Return the lines that follow, exactly as they appear, from the first through the one containing "debt to income"; no pictures are to be included.

═══ Source data ═══

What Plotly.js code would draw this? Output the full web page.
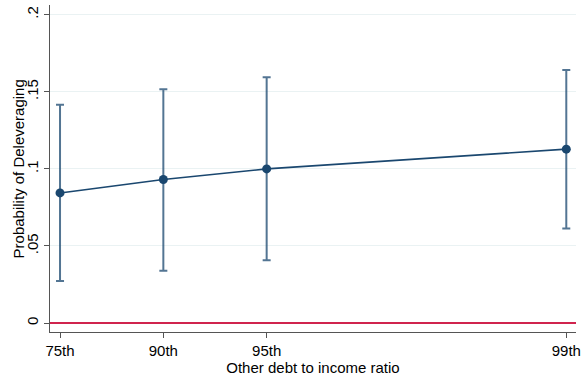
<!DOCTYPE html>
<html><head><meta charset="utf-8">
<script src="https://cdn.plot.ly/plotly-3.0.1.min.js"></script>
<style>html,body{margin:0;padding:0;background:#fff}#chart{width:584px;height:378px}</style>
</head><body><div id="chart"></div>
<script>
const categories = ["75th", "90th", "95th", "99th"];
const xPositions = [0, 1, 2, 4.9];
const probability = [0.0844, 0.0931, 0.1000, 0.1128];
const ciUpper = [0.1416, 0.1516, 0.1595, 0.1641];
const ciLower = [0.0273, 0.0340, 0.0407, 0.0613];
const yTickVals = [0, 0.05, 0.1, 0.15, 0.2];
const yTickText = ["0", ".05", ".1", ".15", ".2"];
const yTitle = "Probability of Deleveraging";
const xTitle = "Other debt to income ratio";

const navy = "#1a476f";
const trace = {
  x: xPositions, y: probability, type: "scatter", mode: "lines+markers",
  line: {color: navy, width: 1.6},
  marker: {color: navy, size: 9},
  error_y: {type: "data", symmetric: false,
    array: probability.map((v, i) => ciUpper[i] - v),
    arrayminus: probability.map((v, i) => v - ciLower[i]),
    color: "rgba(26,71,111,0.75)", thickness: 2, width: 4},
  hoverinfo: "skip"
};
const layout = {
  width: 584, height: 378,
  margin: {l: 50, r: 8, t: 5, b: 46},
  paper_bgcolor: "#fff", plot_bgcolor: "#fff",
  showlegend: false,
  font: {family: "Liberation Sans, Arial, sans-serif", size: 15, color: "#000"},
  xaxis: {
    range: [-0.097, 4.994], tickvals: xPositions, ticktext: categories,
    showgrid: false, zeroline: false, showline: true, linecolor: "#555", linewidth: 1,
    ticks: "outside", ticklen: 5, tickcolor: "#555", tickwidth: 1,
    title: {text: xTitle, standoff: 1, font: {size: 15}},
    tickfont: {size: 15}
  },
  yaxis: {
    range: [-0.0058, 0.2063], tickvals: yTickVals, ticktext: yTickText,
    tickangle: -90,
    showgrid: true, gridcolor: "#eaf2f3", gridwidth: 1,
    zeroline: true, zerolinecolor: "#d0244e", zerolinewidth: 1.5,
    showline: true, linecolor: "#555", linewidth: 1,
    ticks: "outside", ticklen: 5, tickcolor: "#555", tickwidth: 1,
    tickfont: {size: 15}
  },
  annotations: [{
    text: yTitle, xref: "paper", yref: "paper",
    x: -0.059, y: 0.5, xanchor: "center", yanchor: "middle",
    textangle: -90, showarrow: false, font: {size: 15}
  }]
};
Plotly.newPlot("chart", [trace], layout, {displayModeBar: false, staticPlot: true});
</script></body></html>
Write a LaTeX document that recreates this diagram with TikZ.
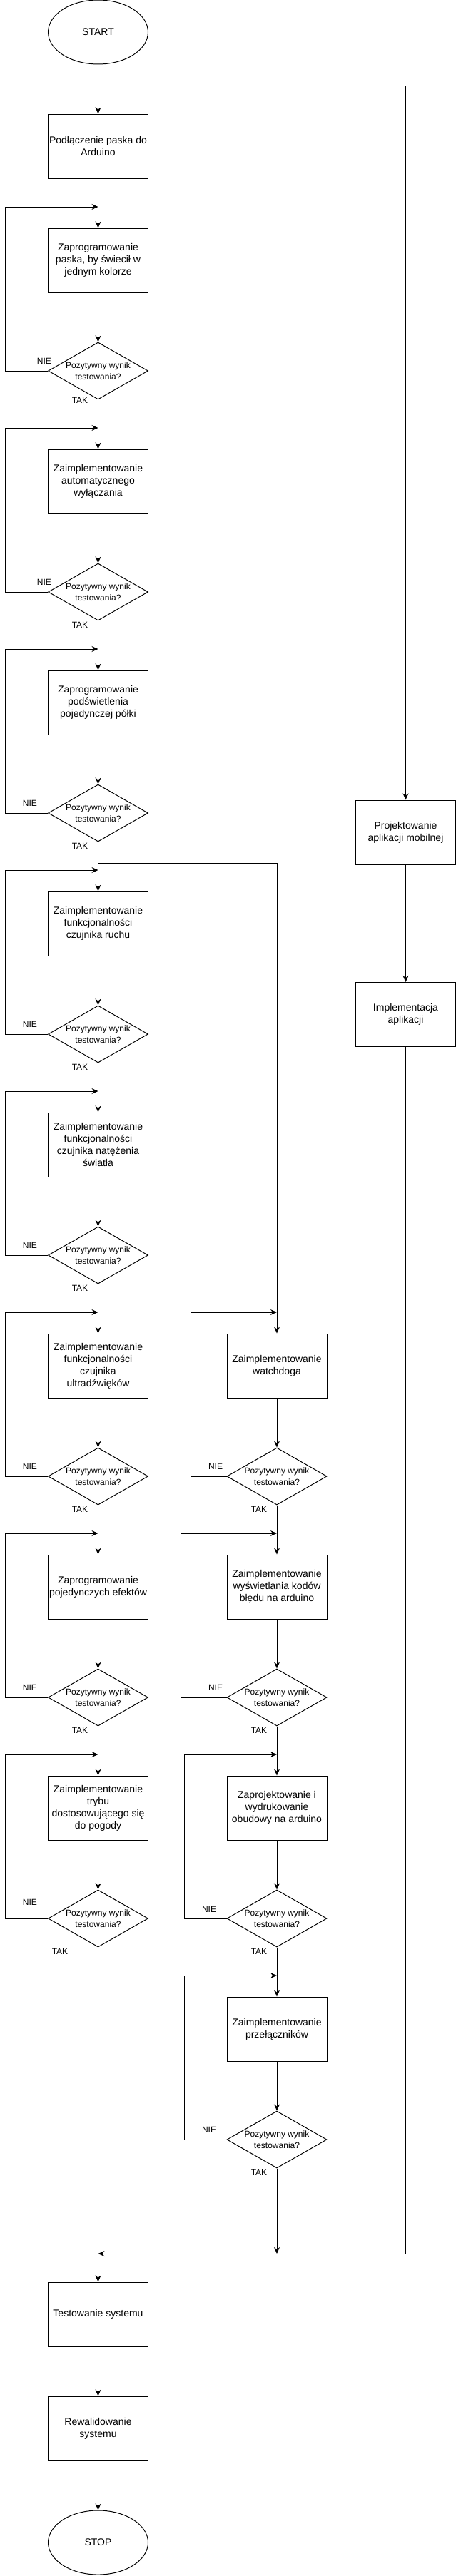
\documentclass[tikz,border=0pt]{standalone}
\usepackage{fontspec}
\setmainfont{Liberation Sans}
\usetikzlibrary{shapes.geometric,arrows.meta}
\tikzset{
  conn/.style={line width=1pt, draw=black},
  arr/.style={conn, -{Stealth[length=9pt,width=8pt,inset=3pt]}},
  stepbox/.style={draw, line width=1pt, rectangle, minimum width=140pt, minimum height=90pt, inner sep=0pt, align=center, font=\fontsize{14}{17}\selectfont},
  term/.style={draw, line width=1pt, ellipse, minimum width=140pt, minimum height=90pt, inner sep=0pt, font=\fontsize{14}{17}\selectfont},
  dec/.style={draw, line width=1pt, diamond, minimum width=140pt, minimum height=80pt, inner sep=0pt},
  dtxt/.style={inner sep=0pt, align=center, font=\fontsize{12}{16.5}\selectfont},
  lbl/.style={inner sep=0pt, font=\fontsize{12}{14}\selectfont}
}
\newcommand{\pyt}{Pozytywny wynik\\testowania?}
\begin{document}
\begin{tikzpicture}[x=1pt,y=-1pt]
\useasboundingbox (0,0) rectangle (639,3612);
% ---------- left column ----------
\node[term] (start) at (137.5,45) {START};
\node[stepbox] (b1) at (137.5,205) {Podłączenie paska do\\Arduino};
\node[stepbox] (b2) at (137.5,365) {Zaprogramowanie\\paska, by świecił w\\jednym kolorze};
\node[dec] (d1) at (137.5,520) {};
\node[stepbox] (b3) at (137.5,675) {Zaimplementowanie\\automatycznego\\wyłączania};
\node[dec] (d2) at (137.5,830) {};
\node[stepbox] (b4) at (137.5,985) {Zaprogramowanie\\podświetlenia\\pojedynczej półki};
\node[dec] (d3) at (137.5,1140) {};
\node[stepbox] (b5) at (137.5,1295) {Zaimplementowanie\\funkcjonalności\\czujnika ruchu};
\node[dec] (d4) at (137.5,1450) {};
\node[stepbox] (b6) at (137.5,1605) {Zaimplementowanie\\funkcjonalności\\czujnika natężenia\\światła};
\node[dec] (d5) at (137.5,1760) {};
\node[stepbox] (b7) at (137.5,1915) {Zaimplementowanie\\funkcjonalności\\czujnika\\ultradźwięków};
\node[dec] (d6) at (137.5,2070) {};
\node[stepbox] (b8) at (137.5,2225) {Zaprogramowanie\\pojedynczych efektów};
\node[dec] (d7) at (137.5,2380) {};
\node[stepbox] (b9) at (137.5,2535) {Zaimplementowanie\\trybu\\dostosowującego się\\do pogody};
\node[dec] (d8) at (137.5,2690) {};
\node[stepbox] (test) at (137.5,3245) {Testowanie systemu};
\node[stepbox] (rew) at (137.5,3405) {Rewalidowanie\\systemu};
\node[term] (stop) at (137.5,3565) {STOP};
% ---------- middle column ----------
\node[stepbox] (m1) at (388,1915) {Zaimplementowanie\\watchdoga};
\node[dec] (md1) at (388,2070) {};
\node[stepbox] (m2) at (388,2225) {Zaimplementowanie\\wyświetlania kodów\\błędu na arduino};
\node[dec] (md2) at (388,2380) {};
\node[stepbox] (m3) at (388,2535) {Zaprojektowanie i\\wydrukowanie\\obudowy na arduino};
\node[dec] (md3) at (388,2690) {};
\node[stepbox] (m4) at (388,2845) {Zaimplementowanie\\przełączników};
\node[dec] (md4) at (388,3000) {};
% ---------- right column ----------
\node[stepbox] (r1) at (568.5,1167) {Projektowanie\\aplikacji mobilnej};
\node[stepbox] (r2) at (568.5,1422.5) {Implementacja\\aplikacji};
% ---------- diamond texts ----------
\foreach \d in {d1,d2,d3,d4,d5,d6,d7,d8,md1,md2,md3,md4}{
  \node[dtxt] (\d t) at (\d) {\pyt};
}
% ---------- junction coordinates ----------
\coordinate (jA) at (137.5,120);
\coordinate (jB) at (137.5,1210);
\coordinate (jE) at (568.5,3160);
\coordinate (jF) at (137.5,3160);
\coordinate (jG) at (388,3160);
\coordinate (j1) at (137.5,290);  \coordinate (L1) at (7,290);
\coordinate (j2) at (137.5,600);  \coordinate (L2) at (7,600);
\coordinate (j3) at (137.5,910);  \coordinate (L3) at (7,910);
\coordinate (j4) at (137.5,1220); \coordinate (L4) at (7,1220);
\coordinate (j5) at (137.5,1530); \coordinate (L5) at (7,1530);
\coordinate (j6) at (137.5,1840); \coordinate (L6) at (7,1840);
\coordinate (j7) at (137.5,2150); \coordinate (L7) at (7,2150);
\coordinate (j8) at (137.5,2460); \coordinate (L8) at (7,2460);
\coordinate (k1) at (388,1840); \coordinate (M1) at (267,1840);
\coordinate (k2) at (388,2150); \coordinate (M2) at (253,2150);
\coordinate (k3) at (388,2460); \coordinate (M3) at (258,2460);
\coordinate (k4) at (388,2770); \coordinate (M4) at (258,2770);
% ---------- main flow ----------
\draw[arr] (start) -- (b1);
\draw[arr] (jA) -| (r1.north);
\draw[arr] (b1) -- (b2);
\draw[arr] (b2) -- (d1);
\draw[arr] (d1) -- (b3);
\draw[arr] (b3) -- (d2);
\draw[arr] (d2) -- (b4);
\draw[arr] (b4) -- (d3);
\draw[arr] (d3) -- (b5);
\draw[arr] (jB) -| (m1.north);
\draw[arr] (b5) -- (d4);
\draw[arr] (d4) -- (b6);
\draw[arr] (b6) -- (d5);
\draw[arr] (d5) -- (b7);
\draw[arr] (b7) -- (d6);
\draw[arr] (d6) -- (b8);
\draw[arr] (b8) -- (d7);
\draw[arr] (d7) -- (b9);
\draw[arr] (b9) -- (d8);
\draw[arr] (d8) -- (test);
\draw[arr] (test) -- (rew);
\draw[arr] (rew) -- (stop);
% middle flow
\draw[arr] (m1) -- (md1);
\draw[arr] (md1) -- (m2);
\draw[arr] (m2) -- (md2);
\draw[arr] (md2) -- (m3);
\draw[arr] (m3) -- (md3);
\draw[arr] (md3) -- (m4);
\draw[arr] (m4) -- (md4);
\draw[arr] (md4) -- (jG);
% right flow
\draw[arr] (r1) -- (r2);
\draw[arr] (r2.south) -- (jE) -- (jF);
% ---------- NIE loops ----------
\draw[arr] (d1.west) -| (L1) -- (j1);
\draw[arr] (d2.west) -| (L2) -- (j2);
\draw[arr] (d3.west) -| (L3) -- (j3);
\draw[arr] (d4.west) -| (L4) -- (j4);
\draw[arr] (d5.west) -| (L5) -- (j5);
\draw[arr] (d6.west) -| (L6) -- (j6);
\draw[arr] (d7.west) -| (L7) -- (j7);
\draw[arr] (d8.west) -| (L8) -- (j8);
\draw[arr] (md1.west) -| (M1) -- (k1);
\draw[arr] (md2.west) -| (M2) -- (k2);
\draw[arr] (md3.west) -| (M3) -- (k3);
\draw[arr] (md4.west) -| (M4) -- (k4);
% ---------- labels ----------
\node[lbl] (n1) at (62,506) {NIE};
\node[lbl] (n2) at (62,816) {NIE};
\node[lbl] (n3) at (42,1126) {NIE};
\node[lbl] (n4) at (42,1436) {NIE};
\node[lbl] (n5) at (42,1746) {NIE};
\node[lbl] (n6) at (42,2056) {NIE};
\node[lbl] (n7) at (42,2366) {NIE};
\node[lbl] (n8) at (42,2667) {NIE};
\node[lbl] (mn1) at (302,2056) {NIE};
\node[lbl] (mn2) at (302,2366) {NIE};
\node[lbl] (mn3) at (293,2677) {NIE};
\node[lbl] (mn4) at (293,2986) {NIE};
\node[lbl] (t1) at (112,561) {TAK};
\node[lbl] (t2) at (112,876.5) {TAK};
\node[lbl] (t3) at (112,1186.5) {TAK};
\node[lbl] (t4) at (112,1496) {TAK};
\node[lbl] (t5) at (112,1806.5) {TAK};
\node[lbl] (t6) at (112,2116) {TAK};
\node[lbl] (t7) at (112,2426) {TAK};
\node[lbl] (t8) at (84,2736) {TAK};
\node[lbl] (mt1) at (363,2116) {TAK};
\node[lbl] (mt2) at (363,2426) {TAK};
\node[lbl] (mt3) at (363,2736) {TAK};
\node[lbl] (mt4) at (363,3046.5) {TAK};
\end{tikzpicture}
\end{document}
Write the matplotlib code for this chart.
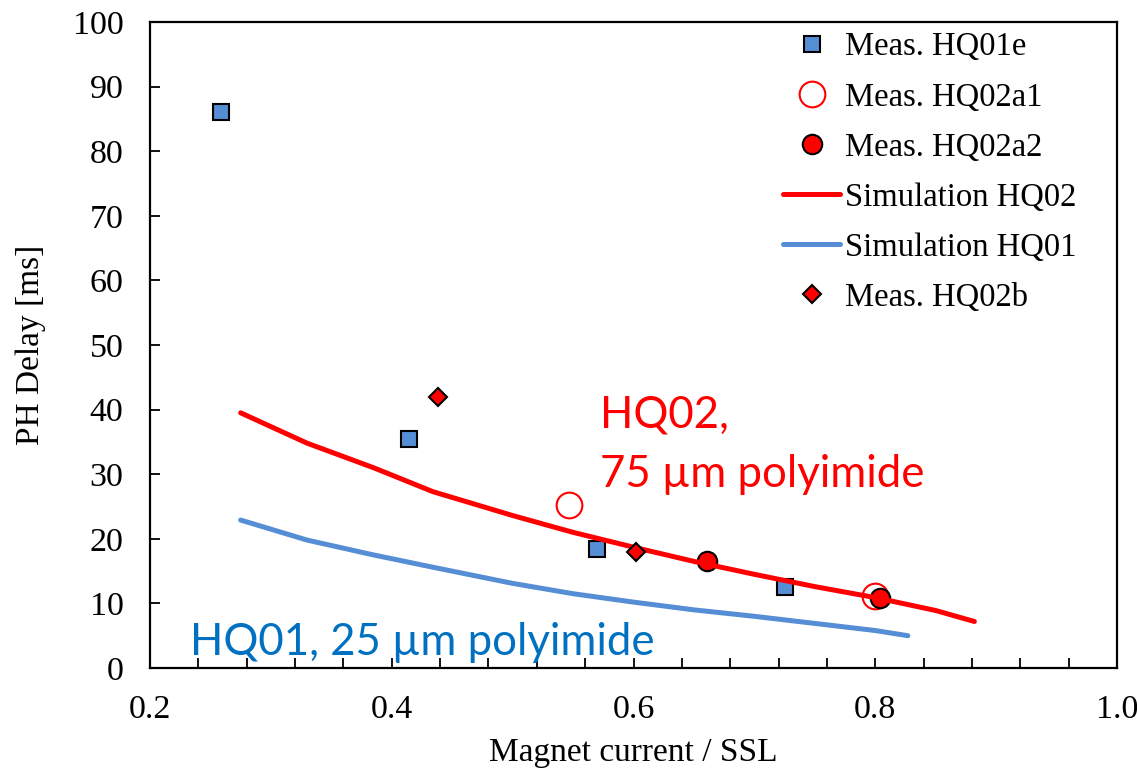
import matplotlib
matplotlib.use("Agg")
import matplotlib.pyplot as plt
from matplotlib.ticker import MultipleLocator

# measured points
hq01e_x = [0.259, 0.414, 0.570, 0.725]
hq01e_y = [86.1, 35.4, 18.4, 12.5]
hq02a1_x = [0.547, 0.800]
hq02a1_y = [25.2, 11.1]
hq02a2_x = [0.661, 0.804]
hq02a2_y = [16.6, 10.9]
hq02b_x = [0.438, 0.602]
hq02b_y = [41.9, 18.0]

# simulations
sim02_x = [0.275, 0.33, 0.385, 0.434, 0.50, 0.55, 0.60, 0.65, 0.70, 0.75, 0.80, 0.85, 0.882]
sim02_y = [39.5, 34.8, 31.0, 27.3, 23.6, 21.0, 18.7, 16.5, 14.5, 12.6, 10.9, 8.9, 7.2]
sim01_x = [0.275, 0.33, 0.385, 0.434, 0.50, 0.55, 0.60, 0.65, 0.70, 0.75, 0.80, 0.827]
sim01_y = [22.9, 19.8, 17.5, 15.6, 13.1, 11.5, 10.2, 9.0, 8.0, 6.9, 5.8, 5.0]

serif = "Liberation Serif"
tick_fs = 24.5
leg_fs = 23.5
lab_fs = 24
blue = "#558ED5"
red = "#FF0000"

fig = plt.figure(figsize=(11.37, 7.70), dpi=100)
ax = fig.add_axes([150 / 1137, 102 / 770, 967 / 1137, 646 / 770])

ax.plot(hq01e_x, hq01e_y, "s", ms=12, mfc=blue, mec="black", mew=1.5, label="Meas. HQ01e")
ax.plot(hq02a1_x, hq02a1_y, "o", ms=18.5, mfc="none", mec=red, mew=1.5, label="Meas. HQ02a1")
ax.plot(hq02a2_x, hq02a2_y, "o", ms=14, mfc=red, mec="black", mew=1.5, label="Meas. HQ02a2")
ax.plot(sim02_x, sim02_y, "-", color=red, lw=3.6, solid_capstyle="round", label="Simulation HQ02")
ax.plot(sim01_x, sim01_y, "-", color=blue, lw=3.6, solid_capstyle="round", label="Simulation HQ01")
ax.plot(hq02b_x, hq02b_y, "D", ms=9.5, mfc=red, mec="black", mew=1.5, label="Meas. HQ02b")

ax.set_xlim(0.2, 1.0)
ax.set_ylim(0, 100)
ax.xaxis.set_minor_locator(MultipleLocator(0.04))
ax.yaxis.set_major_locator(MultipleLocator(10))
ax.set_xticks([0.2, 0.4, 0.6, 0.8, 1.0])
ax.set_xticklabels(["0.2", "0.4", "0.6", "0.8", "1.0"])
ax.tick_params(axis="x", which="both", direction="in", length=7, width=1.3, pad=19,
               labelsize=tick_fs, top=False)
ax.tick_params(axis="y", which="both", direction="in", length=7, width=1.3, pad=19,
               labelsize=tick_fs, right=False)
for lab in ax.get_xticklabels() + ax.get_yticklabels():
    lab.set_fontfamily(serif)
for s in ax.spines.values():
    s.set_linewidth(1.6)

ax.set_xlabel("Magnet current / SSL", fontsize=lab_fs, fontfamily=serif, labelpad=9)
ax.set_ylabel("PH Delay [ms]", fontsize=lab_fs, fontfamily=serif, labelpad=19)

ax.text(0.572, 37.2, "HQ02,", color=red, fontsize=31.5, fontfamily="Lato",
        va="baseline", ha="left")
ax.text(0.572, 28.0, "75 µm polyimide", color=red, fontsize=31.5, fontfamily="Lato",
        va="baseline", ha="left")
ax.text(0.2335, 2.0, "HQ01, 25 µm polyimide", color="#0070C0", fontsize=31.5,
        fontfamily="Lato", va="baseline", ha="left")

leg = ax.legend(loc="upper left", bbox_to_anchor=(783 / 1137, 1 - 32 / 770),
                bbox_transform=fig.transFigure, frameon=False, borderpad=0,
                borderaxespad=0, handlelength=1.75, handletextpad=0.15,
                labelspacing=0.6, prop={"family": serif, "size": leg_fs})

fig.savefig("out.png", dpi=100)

═══

**Answer to the exercise**
What Plotly.js code would draw this? Output the full web page.
<!DOCTYPE html>
<html><head><meta charset="utf-8">
<script src="https://cdn.plot.ly/plotly-3.0.1.min.js"></script>
<style>html,body{margin:0;padding:0;background:#fff}#chart{width:584px;height:378px}</style>
</head><body><div id="chart"></div>
<script>
const categories = ["75th", "90th", "95th", "99th"];
const xPositions = [0, 1, 2, 4.9];
const probability = [0.0844, 0.0931, 0.1000, 0.1128];
const ciUpper = [0.1416, 0.1516, 0.1595, 0.1641];
const ciLower = [0.0273, 0.0340, 0.0407, 0.0613];
const yTickVals = [0, 0.05, 0.1, 0.15, 0.2];
const yTickText = ["0", ".05", ".1", ".15", ".2"];
const yTitle = "Probability of Deleveraging";
const xTitle = "Other debt to income ratio";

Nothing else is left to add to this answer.